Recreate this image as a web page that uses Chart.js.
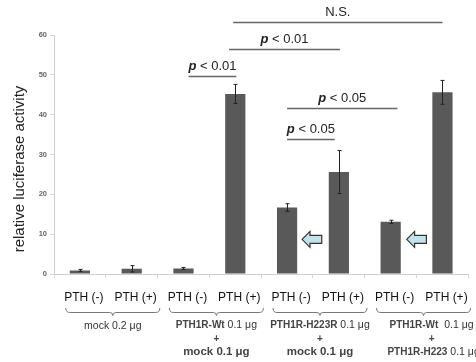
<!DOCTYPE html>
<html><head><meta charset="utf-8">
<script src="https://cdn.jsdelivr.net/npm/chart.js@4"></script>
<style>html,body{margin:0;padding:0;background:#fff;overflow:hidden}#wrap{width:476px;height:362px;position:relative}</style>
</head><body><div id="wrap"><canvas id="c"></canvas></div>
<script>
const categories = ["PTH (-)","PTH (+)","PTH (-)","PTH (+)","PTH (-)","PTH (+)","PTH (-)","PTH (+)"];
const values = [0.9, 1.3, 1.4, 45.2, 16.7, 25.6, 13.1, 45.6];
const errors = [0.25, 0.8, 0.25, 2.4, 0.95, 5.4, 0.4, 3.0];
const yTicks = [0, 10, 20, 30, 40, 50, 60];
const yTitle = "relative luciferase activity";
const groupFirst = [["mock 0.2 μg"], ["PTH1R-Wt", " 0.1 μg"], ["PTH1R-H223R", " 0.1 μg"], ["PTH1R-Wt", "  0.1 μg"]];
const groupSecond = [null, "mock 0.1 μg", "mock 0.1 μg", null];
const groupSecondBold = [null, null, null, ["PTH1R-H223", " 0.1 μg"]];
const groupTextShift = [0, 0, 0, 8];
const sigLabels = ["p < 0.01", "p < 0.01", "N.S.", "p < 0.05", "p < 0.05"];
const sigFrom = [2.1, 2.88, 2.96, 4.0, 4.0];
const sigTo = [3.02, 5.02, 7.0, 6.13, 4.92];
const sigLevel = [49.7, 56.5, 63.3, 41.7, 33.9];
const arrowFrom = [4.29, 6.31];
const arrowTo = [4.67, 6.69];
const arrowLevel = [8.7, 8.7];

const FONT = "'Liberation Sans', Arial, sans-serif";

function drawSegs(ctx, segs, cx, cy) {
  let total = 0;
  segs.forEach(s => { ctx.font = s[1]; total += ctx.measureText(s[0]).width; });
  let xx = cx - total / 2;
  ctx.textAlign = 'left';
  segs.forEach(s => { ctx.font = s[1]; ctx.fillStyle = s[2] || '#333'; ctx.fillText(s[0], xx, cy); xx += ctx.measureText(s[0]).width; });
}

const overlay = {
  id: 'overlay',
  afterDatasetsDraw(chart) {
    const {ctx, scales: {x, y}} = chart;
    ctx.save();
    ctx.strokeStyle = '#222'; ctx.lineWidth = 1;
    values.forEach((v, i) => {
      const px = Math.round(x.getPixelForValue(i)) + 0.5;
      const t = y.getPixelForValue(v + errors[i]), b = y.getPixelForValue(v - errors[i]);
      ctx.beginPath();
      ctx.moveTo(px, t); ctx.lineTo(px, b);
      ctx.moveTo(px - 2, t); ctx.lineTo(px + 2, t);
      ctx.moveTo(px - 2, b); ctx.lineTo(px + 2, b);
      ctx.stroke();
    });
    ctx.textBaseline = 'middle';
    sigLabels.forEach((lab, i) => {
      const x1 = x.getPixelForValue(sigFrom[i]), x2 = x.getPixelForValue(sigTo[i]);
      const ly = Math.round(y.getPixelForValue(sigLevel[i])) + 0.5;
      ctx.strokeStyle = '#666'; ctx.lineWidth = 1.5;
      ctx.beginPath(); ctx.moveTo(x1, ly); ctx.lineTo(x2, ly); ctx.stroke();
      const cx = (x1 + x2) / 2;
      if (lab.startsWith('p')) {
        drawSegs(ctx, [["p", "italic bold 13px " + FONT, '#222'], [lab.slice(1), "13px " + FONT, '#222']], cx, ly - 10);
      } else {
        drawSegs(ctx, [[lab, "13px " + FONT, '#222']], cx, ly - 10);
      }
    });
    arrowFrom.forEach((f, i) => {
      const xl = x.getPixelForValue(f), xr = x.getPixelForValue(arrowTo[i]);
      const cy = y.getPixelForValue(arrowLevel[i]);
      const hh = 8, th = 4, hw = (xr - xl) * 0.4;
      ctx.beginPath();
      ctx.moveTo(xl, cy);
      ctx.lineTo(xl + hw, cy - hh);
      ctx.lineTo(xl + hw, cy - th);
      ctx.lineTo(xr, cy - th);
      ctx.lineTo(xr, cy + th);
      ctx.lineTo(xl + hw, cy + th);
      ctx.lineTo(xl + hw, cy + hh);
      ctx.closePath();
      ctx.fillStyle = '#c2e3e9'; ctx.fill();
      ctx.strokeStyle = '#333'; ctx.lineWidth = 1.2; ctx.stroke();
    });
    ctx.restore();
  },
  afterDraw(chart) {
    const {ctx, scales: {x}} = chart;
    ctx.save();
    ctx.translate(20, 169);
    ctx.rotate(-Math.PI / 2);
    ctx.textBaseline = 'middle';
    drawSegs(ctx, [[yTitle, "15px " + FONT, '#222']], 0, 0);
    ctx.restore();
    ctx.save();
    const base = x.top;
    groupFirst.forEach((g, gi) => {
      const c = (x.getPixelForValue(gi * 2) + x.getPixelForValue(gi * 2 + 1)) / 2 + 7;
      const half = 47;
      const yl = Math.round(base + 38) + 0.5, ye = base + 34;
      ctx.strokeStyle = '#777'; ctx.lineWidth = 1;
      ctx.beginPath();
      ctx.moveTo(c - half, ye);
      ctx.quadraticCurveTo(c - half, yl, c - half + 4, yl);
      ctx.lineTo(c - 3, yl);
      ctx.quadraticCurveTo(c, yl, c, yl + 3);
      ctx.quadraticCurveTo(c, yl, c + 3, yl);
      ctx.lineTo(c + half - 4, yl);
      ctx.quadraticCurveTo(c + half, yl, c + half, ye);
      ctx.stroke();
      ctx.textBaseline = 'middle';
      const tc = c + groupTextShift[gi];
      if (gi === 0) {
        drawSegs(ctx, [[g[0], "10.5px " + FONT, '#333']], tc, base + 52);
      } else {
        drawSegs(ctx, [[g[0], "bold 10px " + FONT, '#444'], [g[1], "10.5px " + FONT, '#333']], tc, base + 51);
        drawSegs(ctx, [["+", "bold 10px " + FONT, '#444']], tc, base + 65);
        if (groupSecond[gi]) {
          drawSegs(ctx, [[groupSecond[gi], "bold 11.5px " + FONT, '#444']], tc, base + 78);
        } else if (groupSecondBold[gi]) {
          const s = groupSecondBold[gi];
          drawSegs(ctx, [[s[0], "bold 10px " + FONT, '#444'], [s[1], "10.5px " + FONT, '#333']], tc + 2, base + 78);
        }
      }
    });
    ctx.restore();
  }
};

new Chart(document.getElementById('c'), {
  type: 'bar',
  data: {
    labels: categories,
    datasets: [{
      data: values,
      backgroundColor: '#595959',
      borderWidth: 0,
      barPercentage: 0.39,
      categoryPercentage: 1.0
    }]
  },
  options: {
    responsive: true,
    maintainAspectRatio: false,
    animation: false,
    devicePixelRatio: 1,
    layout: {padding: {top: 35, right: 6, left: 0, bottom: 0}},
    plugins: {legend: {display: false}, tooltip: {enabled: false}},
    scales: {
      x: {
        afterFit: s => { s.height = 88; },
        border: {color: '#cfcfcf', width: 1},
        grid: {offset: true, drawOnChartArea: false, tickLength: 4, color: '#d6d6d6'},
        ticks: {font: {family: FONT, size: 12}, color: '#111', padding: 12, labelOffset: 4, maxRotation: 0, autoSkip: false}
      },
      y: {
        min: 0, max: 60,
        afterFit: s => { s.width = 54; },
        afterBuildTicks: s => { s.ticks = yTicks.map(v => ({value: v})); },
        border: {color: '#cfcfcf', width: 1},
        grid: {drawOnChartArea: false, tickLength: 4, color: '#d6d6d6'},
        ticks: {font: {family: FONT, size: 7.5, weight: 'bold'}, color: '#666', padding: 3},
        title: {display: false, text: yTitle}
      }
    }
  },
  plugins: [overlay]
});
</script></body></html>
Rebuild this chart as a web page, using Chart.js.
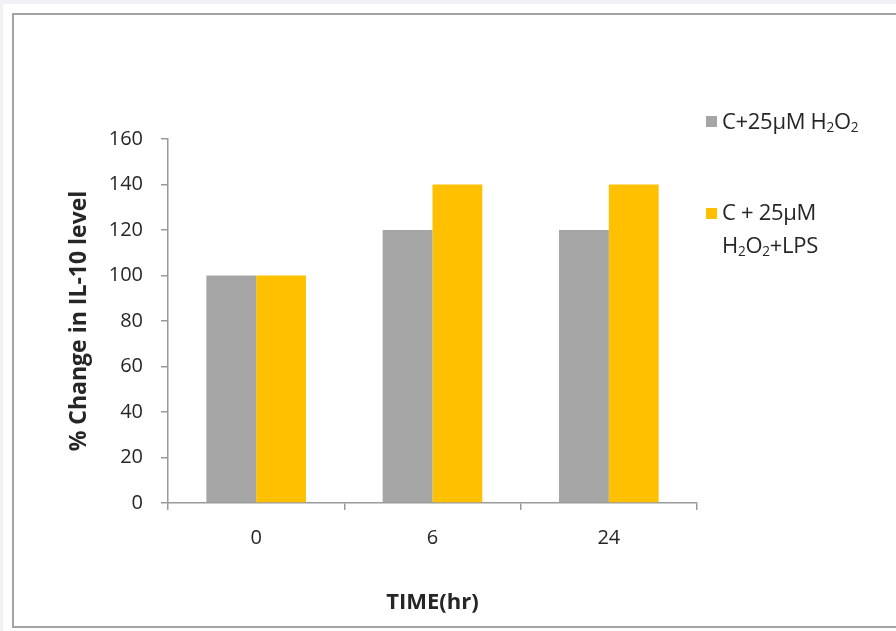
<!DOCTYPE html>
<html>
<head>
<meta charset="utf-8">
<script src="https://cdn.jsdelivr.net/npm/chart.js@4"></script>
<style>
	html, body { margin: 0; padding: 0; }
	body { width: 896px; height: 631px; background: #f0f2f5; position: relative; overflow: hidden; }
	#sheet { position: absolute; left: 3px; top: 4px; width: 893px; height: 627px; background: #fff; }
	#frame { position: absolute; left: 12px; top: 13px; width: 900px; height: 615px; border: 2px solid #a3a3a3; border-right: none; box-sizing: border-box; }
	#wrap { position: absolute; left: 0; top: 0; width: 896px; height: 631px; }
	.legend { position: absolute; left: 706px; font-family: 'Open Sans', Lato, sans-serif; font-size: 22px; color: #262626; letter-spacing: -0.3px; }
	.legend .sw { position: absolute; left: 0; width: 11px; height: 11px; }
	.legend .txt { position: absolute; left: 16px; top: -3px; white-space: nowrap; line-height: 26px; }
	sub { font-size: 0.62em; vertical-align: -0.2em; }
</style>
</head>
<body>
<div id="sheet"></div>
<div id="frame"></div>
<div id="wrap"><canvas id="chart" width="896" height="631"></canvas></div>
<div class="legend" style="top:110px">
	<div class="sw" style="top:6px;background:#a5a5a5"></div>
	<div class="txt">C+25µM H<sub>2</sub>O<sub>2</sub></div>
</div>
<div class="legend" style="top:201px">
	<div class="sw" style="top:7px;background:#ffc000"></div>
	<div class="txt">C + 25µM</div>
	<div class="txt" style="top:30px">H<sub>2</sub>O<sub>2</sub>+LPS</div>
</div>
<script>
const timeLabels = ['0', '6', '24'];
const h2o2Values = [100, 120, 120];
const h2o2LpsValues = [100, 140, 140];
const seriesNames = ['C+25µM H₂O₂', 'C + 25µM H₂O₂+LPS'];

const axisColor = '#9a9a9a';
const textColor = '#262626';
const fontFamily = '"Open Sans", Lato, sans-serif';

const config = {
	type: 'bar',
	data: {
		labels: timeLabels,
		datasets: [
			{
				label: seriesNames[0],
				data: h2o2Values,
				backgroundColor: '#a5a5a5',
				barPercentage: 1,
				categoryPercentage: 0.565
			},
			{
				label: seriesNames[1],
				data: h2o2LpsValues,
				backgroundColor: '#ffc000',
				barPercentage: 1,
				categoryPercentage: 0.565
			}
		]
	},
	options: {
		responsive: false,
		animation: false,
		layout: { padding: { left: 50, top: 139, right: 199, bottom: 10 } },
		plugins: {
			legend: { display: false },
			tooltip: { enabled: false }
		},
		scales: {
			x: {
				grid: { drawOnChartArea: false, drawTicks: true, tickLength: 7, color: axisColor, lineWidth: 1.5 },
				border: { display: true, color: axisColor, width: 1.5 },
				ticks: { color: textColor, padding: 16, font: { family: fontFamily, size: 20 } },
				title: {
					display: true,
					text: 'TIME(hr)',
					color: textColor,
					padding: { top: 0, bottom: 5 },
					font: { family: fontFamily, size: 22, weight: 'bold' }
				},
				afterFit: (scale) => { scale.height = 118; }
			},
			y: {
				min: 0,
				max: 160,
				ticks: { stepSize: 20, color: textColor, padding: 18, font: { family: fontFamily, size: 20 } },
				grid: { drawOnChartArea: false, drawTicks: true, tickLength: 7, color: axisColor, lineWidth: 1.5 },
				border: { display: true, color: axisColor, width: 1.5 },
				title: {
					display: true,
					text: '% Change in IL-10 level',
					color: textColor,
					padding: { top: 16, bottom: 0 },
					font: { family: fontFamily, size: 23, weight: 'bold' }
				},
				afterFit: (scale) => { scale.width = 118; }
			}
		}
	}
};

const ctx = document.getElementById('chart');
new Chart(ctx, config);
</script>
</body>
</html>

--- STATED TASK ---
Only the count is wanted: report how many lines of the material above hold the word "page".

--- RESULT ---
2